В итоге он обратился сначала не к Ротшильдам, а к человеку не менее богатому и даже более щедрому – к Хиршу.
В 1891 году барон Морис де Хирш основал Еврейское колонизационное общество для расселения еврейских иммигрантов в сельскохозяйственных колониях главным образом в Аргентине. К 1895 году он уже потратил на этот план не один миллион, но дело быстро катилось под откос.

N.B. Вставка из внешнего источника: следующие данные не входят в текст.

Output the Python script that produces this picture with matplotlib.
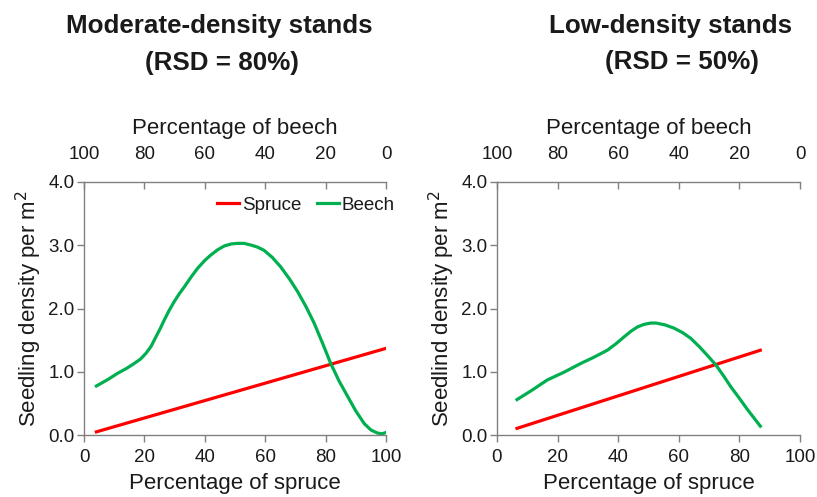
import matplotlib.pyplot as plt

plt.rcParams['font.family'] = ['Liberation Sans', 'DejaVu Sans']

# -- Datos --
# Rodales de densidad moderada (RSD = 80%)
mod_spruce_x = [4.1, 100]
mod_spruce_y = [0.05, 1.37]
mod_beech_x = [4.1, 8, 11.1, 14, 16.6, 18.7, 20.5, 22.2, 23.8, 25.2, 26.6, 28.2,
               29.9, 31.5, 33.2, 35.5, 37.7, 40, 42.1, 44.3, 46.5, 48.7, 50.9, 53,
               55.5, 57.5, 59.6, 62.3, 65.1, 68, 70.7, 73.5, 76.2, 79, 81.7, 84.5,
               87.3, 90, 92.8, 95, 97.2, 98.8, 100]
mod_beech_y = [0.775, 0.88, 0.975, 1.05, 1.13, 1.20, 1.29, 1.40, 1.55, 1.68, 1.82, 1.97,
               2.11, 2.23, 2.34, 2.50, 2.64, 2.76, 2.85, 2.93, 2.99, 3.02, 3.03, 3.03,
               3.00, 2.97, 2.92, 2.81, 2.66, 2.47, 2.27, 2.03, 1.77, 1.45, 1.13, 0.85,
               0.61, 0.38, 0.18, 0.08, 0.03, 0.02, 0.04]

# Rodales de baja densidad (RSD = 50%)
low_spruce_x = [6.6, 86.9]
low_spruce_y = [0.105, 1.34]
low_beech_x = [6.6, 11.6, 16.6, 22, 27.6, 32, 36.4, 39.2, 41.9, 44.2, 46.4, 48.6,
               50.8, 52.5, 55.5, 58.4, 61.2, 63.9, 66.7, 69.4, 72.2, 74.7, 77.2, 80,
               82.7, 84.8, 86.9]
low_beech_y = [0.56, 0.71, 0.87, 0.99, 1.13, 1.23, 1.34, 1.44, 1.55, 1.64, 1.71, 1.75,
               1.77, 1.77, 1.74, 1.69, 1.62, 1.53, 1.40, 1.26, 1.11, 0.94, 0.76, 0.58,
               0.40, 0.27, 0.14]

xticks = [0, 20, 40, 60, 80, 100]
yticks = [0.0, 1.0, 2.0, 3.0, 4.0]

red = '#ff0000'
green = '#00b050'
gray = '#808080'
txt = '#1a1a1a'

fig = plt.figure(figsize=(8.17, 4.97), dpi=100)
ax1 = fig.add_axes([84 / 817, 1 - 435 / 497, 302 / 817, 253 / 497])
ax2 = fig.add_axes([497 / 817, 1 - 435 / 497, 303 / 817, 253 / 497])


def style(ax, ylabel):
    ax.set_xlim(0, 100)
    ax.set_ylim(0, 4)
    ax.set_xticks(xticks)
    ax.set_yticks(yticks)
    ax.set_yticklabels(['%.1f' % v for v in yticks])
    for s in ['top', 'right']:
        ax.spines[s].set_visible(False)
    for s in ['left', 'bottom']:
        ax.spines[s].set_color(gray)
        ax.spines[s].set_linewidth(1)
    ax.tick_params(axis='x', direction='out', length=5, width=1, color=gray,
                   labelsize=13.5, labelcolor=txt, pad=5)
    ax.tick_params(axis='y', direction='out', length=5, width=1, color=gray,
                   labelsize=13.5, labelcolor=txt, pad=2)
    ax.set_xlabel('Percentage of spruce', fontsize=16, color=txt, labelpad=5)
    ax.set_ylabel(ylabel, fontsize=16, color=txt, labelpad=3)

    top = ax.secondary_xaxis('top', functions=(lambda x: 100 - x, lambda x: 100 - x))
    top.set_xticks(xticks)
    top.spines['top'].set_color(gray)
    top.spines['top'].set_linewidth(1)
    top.tick_params(direction='in', length=5, width=1, color=gray,
                    labelsize=13.5, labelcolor=txt, pad=14)
    top.set_xlabel('Percentage of beech', fontsize=16, color=txt, labelpad=8)


ax1.plot(mod_spruce_x, mod_spruce_y, color=red, lw=2.3, label='Spruce',
         solid_joinstyle='round')
ax1.plot(mod_beech_x, mod_beech_y, color=green, lw=2.3, label='Beech',
         solid_joinstyle='round')
style(ax1, 'Seedling density per m$^2$')
ax1.legend(loc='center left', bbox_to_anchor=(0.44, 0.909), ncol=2, frameon=False,
           fontsize=13.5, handlelength=1.2, handletextpad=0.15, columnspacing=0.8,
           borderpad=0, borderaxespad=0, labelcolor=txt)

ax2.plot(low_spruce_x, low_spruce_y, color=red, lw=2.3, solid_joinstyle='round')
ax2.plot(low_beech_x, low_beech_y, color=green, lw=2.3, solid_joinstyle='round')
style(ax2, 'Seedlind density per m$^2$')

fig.text(219 / 817, 1 - 26 / 497, 'Moderate-density stands', ha='center', va='center',
         fontsize=18.7, fontweight='bold', color=txt)
fig.text(222 / 817, 1 - 63 / 497, '(RSD = 80%)', ha='center', va='center',
         fontsize=18.7, fontweight='bold', color=txt)
fig.text(671 / 817, 1 - 26 / 497, 'Low-density stands', ha='center', va='center',
         fontsize=18.7, fontweight='bold', color=txt)
fig.text(682 / 817, 1 - 62 / 497, '(RSD = 50%)', ha='center', va='center',
         fontsize=18.7, fontweight='bold', color=txt)

fig.savefig('out.png', dpi=100)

Герцль считал всю эту идею «великодушной, но неверной, и настолько же затратной, насколько и напрасной» и изложил свою альтернативу.
Хирш слушал его сперва с недоверием, потом с интересом, но его волновал один вопрос.
– Где вы возьмете деньги? – спросил он.
Герцль явно надеялся получить порядочную долю суммы от самого Хирша, но ответил более обтекаемо:
– Я объявлю национальный еврейский заем в десять миллионов марок.
Хирш чуть не расхохотался.
– Фантазия, – сказал он. – Богатые евреи ничего не дадут. От богатеев толку нет, им наплевать на страдания бедняков.
– Барон Хирш, вы рассуждаете как социалист.
– А я и есть социалист. Я готов сразу же все раздать, если и другие поступят так же.
Затем Герцль написал Альберту де Ротшильду из венской ветви, но на его письмо даже не ответили, однако на следующий год – 1896-й – его принял Эдмон де Ротшильд из парижского дома.
В начале 1880-х участники «Ховевей Цион» основали несколько колоний в Палестине, но дело приняло дурной оборот, и Эдмона уговорили прийти к ним на помощь. За следующие тридцать лет он помог основать около сорока сельскохозяйственных поселений, множество школ и предприятий и потратил около 12 миллионов фунтов в усилиях сделать их способными к самостоятельному существованию.
Герцль не рассчитывал, что его идеи получат большую поддержку на улице Лафит, и встреча подтвердила его предчувствия. Деньги барона ему не нужны, ясно выразился он, хотя они и пригодились бы. Ему был нужен во главе движения человек, чье имя значит что-то и в канцеляриях европейских правительств, и в еврейских массах. Если им станет барон де Ротшильд, за ним пойдут все остальные. Но, как и Хирш, Эдмон считал весь план фантастическим и, более того, опасным.
«Эдмон, – писал позднее Герцль в дневнике, – порядочный, добрый, слабохарактерный человек, который совершенно не понимает суть дела и хотел бы отменить от него, как трус отменяет крайне важную меру. Думаю, сейчас ему претит, что он вообще связался с Палестиной, и, пожалуй, он еще побежит к Альфонсу [своему брату] и скажет: „Да, ты прав, надо было мне заниматься скачками, а не странствующими евреями“. И судьба миллионов людей зависит от такого человека».